End of Junior Year

WOW! I haven’t been on here since forever.
Well, junior year has officially ended today at 12:35PM. All I can say about junior year is that it is…without fault one of the most stressful years of my education career. I’ve never been so stressed out before until this year. I ended up with a high grade point average compared to possibly the entire school but I was honestly not satisfied with my performance. Actually, I am not satisfied with the reflections of my hard work. I’ve dedicated my butt off for every class to receive 87%, 88%, and an 89% in three of my classes. My teachers don’t “bump” up grades so in my head all that ran through my mind was “I didn’t put in enough time, I didn’t try hard enough, I was being a slacker, I have failed.” That’s not true. I’ve put in MORE than enough time, I’ve given every test, quiz, and project my 101%, I am known for getting my work done on time, and I did not fail. I did my best and that is all I can exert. My grades and GPA may not reflect my efforts and dedication but I know deep down inside I deserve more than a number or letter to define me. I am more than any grade point average. I’ve put in so much to deserve more and the grade is never an accurate depiction of my efforts. I’ve learned that life is sometimes so unfair, but in the end, I’ll make it out alive and I will end up going to college. I will make it through. I’m glad this year is over though. Time to put it all in the past and just move on with life.

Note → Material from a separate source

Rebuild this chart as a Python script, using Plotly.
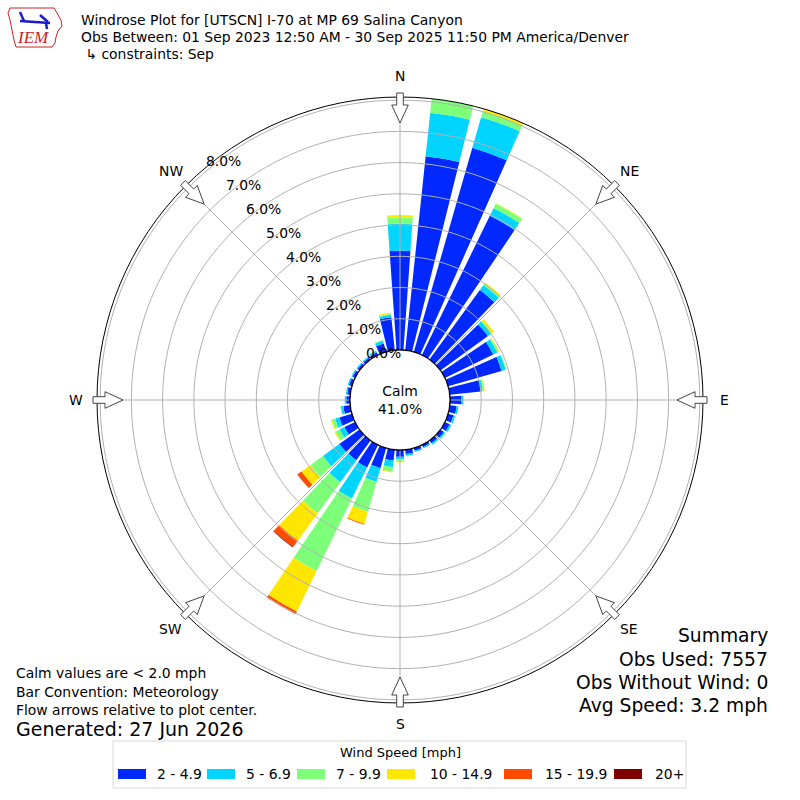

I went home from school, crying because it was so heartbreaking to see how my grades were not an accurate depiction of my habits. I cried and cried and cried for two hours and went through a mild panic attack. Only after my boyfriend came over did I try to get back to reality and think rationally. Then we went to the beach to think things through and to just get some fresh air. I got home and went to the gym for around an hour and a half. Now I’m here, writing to you about junior year.
It was hell, but it has taught me a valuable lesson.